Zudem unterstützt der Marseiller Infektiologe, Professor Didier Raoult das Projekt. Die international anerkannte Koryphäe wird umso mehr vom Volk verehrt, je mehr die Pariser Technokratie mit ihren engen Verbindungen zur Pharma-

industrie Raoult wegen seines billigen und effizienten Hydroxychloroquin-Protokolls bei Covid 19 bekämpft.

Die Suche nach einem „Retter“

Viele Franzosen erwarten aus den Reihen der nationalistisch Orientierten einen „Retter“, einen „starken Mann“, der das Land wieder auf die richtige Bahn bringt. Doch es fehlt ein Milieu übergreifender gemeinsamer Sockel, der einem solchen „Retter“ den Boden bereiten könnte. 

Macrons Austausch der Regierung des Premierministers – Édouard Philippe wurde von Jean Castex ersetzt (Seite 8) – ist dabei kaum mehr als eine Verzweiflungstat.
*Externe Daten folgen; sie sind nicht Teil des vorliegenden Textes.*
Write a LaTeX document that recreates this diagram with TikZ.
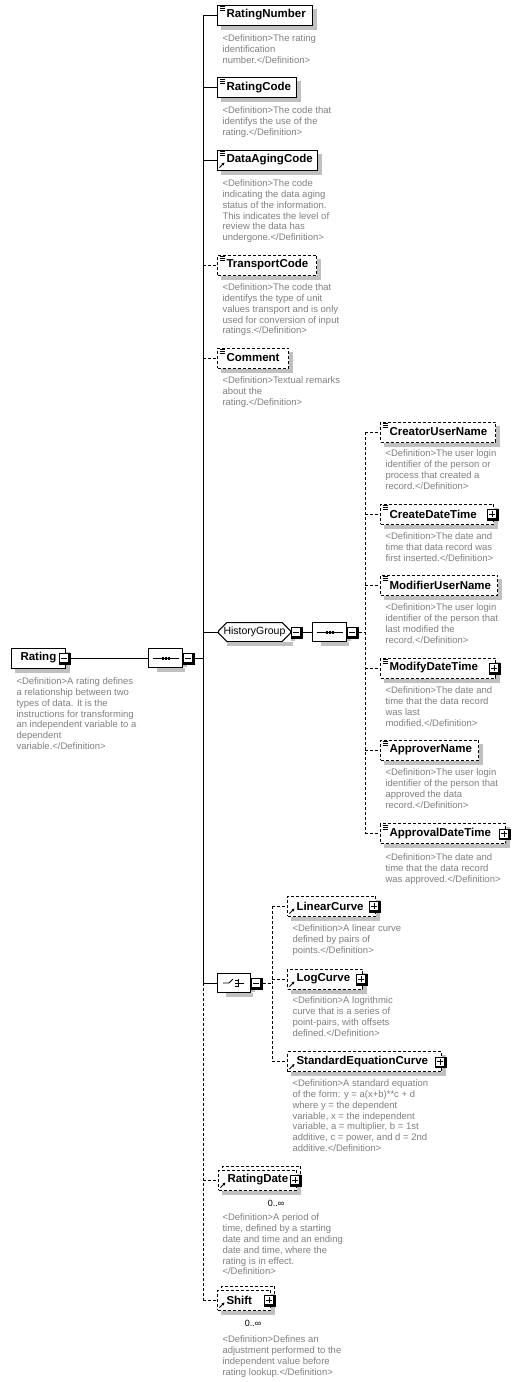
\documentclass[tikz,border=0pt]{standalone}
\usepackage{fontspec}
\setmainfont{Liberation Sans}
\usetikzlibrary{positioning, shapes.misc, arrows.meta, calc}

\definecolor{notegray}{RGB}{128,128,128}
\definecolor{shadowgray}{RGB}{192,192,192}

\tikzset{
  elem/.style={draw, fill=white, line width=1pt, font=\bfseries\fontsize{11.5}{13}\selectfont,
    inner xsep=9pt, inner ysep=0pt, minimum height=20pt, text width=#1, align=left, anchor=west},
  optelem/.style={elem=#1, dash pattern=on 3pt off 2pt},
  simple/.style={path picture={
    \foreach \d in {1.5,3.5,5.5}
      \draw[solid, line width=0.8pt] ([xshift=2pt,yshift=-\d pt]path picture bounding box.north west) -- ++(5pt,0pt);}},
  refd/.style={path picture={
    \draw[solid, line width=0.8pt, -{Stealth[length=3pt,width=3pt]}] ([xshift=2pt,yshift=2.5pt]path picture bounding box.south west) -- ++(5pt,5pt);}},
  simpleref/.style={path picture={
    \foreach \d in {1.5,3.5,5.5}
      \draw[solid, line width=0.8pt] ([xshift=2pt,yshift=-\d pt]path picture bounding box.north west) -- ++(5pt,0pt);
    \draw[solid, line width=0.8pt, -{Stealth[length=3pt,width=3pt]}] ([xshift=2pt,yshift=2.5pt]path picture bounding box.south west) -- ++(5pt,5pt);}},
  % button: black node with a white square at its upper left, so the black is its shadow
  btn/.style={fill=black, draw=none, solid, minimum size=11.5pt, inner sep=0pt, outer sep=0pt},
  minus/.style={btn, path picture={
    \draw[fill=white, line width=1pt] ([xshift=0.5pt,yshift=-0.5pt]path picture bounding box.north west)
      rectangle ([xshift=-2pt,yshift=2pt]path picture bounding box.south east);
    \draw[line width=1pt] ([xshift=-3.75pt,yshift=0.75pt]path picture bounding box.center) -- ([xshift=2.25pt,yshift=0.75pt]path picture bounding box.center);}},
  plus/.style={btn, path picture={
    \draw[fill=white, line width=1pt] ([xshift=0.5pt,yshift=-0.5pt]path picture bounding box.north west)
      rectangle ([xshift=-2pt,yshift=2pt]path picture bounding box.south east);
    \draw[line width=1pt] ([xshift=-3.75pt,yshift=0.75pt]path picture bounding box.center) -- ([xshift=2.25pt,yshift=0.75pt]path picture bounding box.center);
    \draw[line width=1pt] ([xshift=-0.75pt,yshift=3.75pt]path picture bounding box.center) -- ([xshift=-0.75pt,yshift=-2.25pt]path picture bounding box.center);}},
  comp/.style={chamfered rectangle, chamfered rectangle xsep=5pt, draw, fill=white, line width=1pt,
    minimum height=19pt, inner sep=0pt, anchor=west},
  seq/.style={comp, minimum width=34pt, path picture={
    \draw[line width=1pt] ([xshift=4pt]path picture bounding box.west) -- ([xshift=-4pt]path picture bounding box.east);
    \draw[line width=3pt, dash pattern=on 2pt off 1pt] ([xshift=-4pt]path picture bounding box.center) -- ([xshift=4.5pt]path picture bounding box.center);}},
  choice/.style={comp, minimum width=33pt, path picture={
    \begin{scope}[shift={(path picture bounding box.center)}, line width=0.9pt]
      \draw (-11pt,0pt) -- (-5pt,0pt) -- (-1pt,4pt);
      \foreach \d in {-3,0,3}
        \draw (1pt,\d pt) -- (4pt,\d pt);
      \draw (4pt,-4pt) -- (4pt,4pt);
      \draw (4pt,0pt) -- (10pt,0pt);
    \end{scope}}},
  note/.style={anchor=north west, inner sep=0pt, align=left, text=notegray,
    font=\fontsize{9.5}{10.9}\selectfont},
  occ/.style={inner sep=0pt, font=\fontsize{9}{11}\selectfont},
  opt/.style={dash pattern=on 3pt off 2pt},
  band/.style={fill=shadowgray, draw=none, inner sep=0pt, outer sep=0pt, anchor=north west}
}

\begin{document}
\begin{tikzpicture}[x=1pt,y=-1pt, line width=1pt]
  \useasboundingbox (0,0) rectangle (516,1382);

  % root element and its sequence
  \node[elem=36pt] (rating) at (11,658) {Rating};
  \node[note] (ratingD) at (16,677) {<Definition>A rating defines\\a relationship between two\\types of data. It is the\\instructions for transforming\\an independent variable to a\\dependent\\variable.</Definition>};

  \node[seq] (mseq) at (148,658) {};

  % children of the sequence
  \node[elem=77pt, simple] (rnum) at (217,15) {RatingNumber};
  \node[note] (rnumD) at (222,34) {<Definition>The rating\\identification\\number.</Definition>};

  \node[elem=61pt, simple] (rcode) at (217,87.5) {RatingCode};
  \node[note] (rcodeD) at (222,106) {<Definition>The code that\\identifys the use of the\\rating.</Definition>};

  \node[elem=82pt, simpleref] (dage) at (217,160) {DataAgingCode};
  \node[note] (dageD) at (222,179) {<Definition>The code\\indicating the data aging\\status of the information.\\This indicates the level of\\review the data has\\undergone.</Definition>};

  \node[optelem=81pt, simple] (tcode) at (217,265) {TransportCode};
  \node[note] (tcodeD) at (222,283) {<Definition>The code that\\identifys the type of unit\\values transport and is only\\used for conversion of input\\ratings.</Definition>};

  \node[optelem=53pt, simple] (comm) at (217,358) {Comment};
  \node[note] (commD) at (222,376) {<Definition>Textual remarks\\about the\\rating.</Definition>};

  % history group
  \node[comp, minimum width=72pt, font=\fontsize{10.5}{12}\selectfont] (hist) at (218,632) {HistoryGroup};
  \node[seq] (hseq) at (312,632) {};

  \node[optelem=97pt, simple] (creu) at (380,432) {CreatorUserName};
  \node[note] (creuD) at (385,449) {<Definition>The user login\\identifier of the person or\\process that created a\\record.</Definition>};

  \node[optelem=95pt, simple] (crdt) at (380,514) {CreateDateTime};
  \node[note] (crdtD) at (385,532) {<Definition>The date and\\time that data record was\\first inserted.</Definition>};

  \node[optelem=99pt, simple] (modu) at (380,585) {ModifierUserName};
  \node[note] (moduD) at (385,603) {<Definition>The user login\\identifier of the person that\\last modified the\\record.</Definition>};

  \node[optelem=97pt, simple] (modt) at (380,668) {ModifyDateTime};
  \node[note] (modtD) at (385,686) {<Definition>The date and\\time that the data record\\was last\\modified.</Definition>};

  \node[optelem=80pt, simple] (apnm) at (380,750) {ApproverName};
  \node[note] (apnmD) at (385,768) {<Definition>The user login\\identifier of the person that\\approved the data\\record.</Definition>};

  \node[optelem=107pt, simple] (apdt) at (380,833.5) {ApprovalDateTime};
  \node[note] (apdtD) at (385,853) {<Definition>The date and\\time that the data record\\was approved.</Definition>};

  % choice of curves
  \node[choice] (chc) at (217,983) {};

  \node[optelem=70pt, refd] (lin) at (287,906) {LinearCurve};
  \node[note] (linD) at (292,924) {<Definition>A linear curve\\defined by pairs of\\points.</Definition>};

  \node[optelem=57pt, refd] (logc) at (287,979) {LogCurve};
  \node[note] (logcD) at (292,996) {<Definition>A logrithmic\\curve that is a series of\\point-pairs, with offsets\\defined.</Definition>};

  \node[optelem=136pt, refd] (steq) at (287,1061.5) {StandardEquationCurve};
  \node[note] (steqD) at (292,1079) {<Definition>A standard equation\\of the form: y = a(x+b)**c + d\\where y = the dependent\\variable, x = the independent\\variable, a = multiplier, b = 1st\\additive, c = power, and d = 2nd\\additive.</Definition>};

  % repeated elements
  \node[optelem=60pt] (rdateBk) at (222,1176) {\phantom{RatingDate}};
  \node[optelem=60pt, refd] (rdate) at (218,1180) {RatingDate};
  \node[occ] (rdateO) at (276,1203) {0..∞};
  \node[note] (rdateD) at (222,1213) {<Definition>A period of\\time, defined by a starting\\date and time and an ending\\date and time, where the\\rating is in effect.\\</Definition>};

  \node[optelem=35pt] (shftBk) at (221,1296) {\phantom{Shift}};
  \node[optelem=35pt, refd] (shft) at (217,1300) {Shift};
  \node[occ] (shftO) at (253,1323) {0..∞};
  \node[note] (shftD) at (222,1335) {<Definition>Defines an\\adjustment performed to the\\independent value before\\rating lookup.</Definition>};

  % grey shadow bands right of and below each box: name / left / text width / centre
  \foreach \nm/\lx/\tw/\cy in {rating/11/36/658, rnum/217/77/15, rcode/217/61/87.5, dage/217/82/160,
      tcode/217/81/265, comm/217/53/358, creu/380/97/432, crdt/380/95/514, modu/380/99/585,
      modt/380/97/668, apnm/380/80/750, apdt/380/107/833.5, lin/287/70/906, logc/287/57/979,
      steq/287/136/1061.5, rdate/218/60/1180, shft/217/35/1300} {
    \node[band, minimum width=4pt, minimum height=21pt] (\nm R) at (\lx+\tw+19,\cy-6.5) {};
    \node[band, minimum width=\tw pt+15pt, minimum height=4pt] (\nm U) at (\lx+4,\cy+10.5) {};
  }
  % and for the compositors: name / left / width / centre
  \foreach \nm/\lx/\tw/\cy in {mseq/148/34/658, hist/218/72/632, hseq/312/34/632, chc/217/33/983} {
    \node[band, minimum width=4pt, minimum height=10pt] (\nm R) at (\lx+\tw+0.5,\cy-1) {};
    \node[band, minimum width=\tw pt-6pt, minimum height=4pt] (\nm U) at (\lx+9,\cy+10) {};
  }

  % expand / collapse buttons
  \node[minus] (ratingB) at ([xshift=-1.25pt,yshift=-0.75pt]rating.east) {};
  \node[minus] (mseqB) at ([xshift=5.75pt,yshift=-0.75pt]mseq.east) {};
  \node[minus] (histB) at ([xshift=5.75pt,yshift=-0.75pt]hist.east) {};
  \node[minus] (hseqB) at ([xshift=5.75pt,yshift=-0.75pt]hseq.east) {};
  \node[minus] (chcB) at ([xshift=5.75pt,yshift=-0.75pt]chc.east) {};
  \foreach \nm in {crdt, modt, apdt, lin, logc, steq, rdate, shft}
    \node[plus] (\nm B) at ([xshift=-1.25pt,yshift=-0.75pt]\nm.east) {};

  % sequence links
  \draw (ratingB.east |- rating.east) -- (mseq.west);
  \draw (histB.east |- hist.east) -- (hseq.west);

  % main spine
  \coordinate (mspine) at (203,658);
  \draw (mseqB.east |- mseq.east) -- (mspine);
  \draw (mspine |- rnum.west) -- (mspine |- chc.west);
  \draw[opt] (mspine |- chc.west) -- (mspine |- shft.west);
  \foreach \n in {rnum, rcode, dage, hist, chc}
    \draw (mspine |- \n.west) -- (\n.west);
  \foreach \n in {tcode, comm, rdate, shft}
    \draw[opt] (mspine |- \n.west) -- (\n.west);

  % history spine
  \coordinate (hspine) at (365,632);
  \draw[opt] (hseqB.east |- hseq.east) -- (hspine);
  \draw[opt] (hspine |- creu.west) -- (hspine |- apdt.west);
  \foreach \n in {creu, crdt, modu, modt, apnm, apdt}
    \draw[opt] (hspine |- \n.west) -- (\n.west);

  % choice spine
  \coordinate (cspine) at (272,983);
  \draw[opt] (chcB.east |- chc.east) -- (cspine);
  \draw[opt] (cspine |- lin.west) -- (cspine |- steq.west);
  \foreach \n in {lin, logc, steq}
    \draw[opt] (cspine |- \n.west) -- (\n.west);
\end{tikzpicture}
\end{document}
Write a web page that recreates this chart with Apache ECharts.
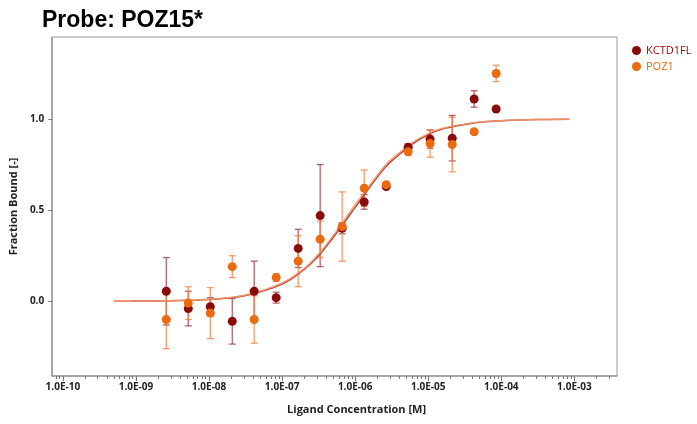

Denn die französische Gesellschaft ist atomisiert und polarisiert, und die Globalisierungsopposition kann die fundamentalen ideologischen Differenzen nur kurzfristig schwach übertünchen. 

Das zweite Fazit aus dem sonntäglichen Wahlergebnis lautet, dass die bürgerlichen Republikaner Linke und Linksextremisten dem patriotischen Lager vorziehen. Louis Aliot vom RN gewann zwar in Perpignan mit einer lagerübergreifenden Koalition und ohne das Etikett seiner Partei gegen den bürgerlichen Amtsinhaber Jean-Marc Pujol, doch dies ist wohl eher der allgemeinen Unzufriedenheit mit der dortigen jahrzehntelangen städtischen Korruption geschuldet als einer neuen Offenheit im Umgang mit dem RN. 

In Marseille hatte der Senator Stéphane Ravier die bürgerliche Rechte dazu aufgerufen, eine gemeinsame Liste gegen die vereinigte Linke um die Grüne Michèle Rubirola für das Oberbürgermeisteramt aufzustellen. Ravier hatte nicht einmal personelle, sondern nur inhaltliche Bedingungen gestellt. Trotzdem verweigerten sich die Bürgerlichen dem Angebot und sorgten mit dafür, dass Marseille nun von einer linken Allianz aus Grünen, Insoumis und Sozialisten regiert wird. In anderen Städten wie Carpentras geschah das Gleiche.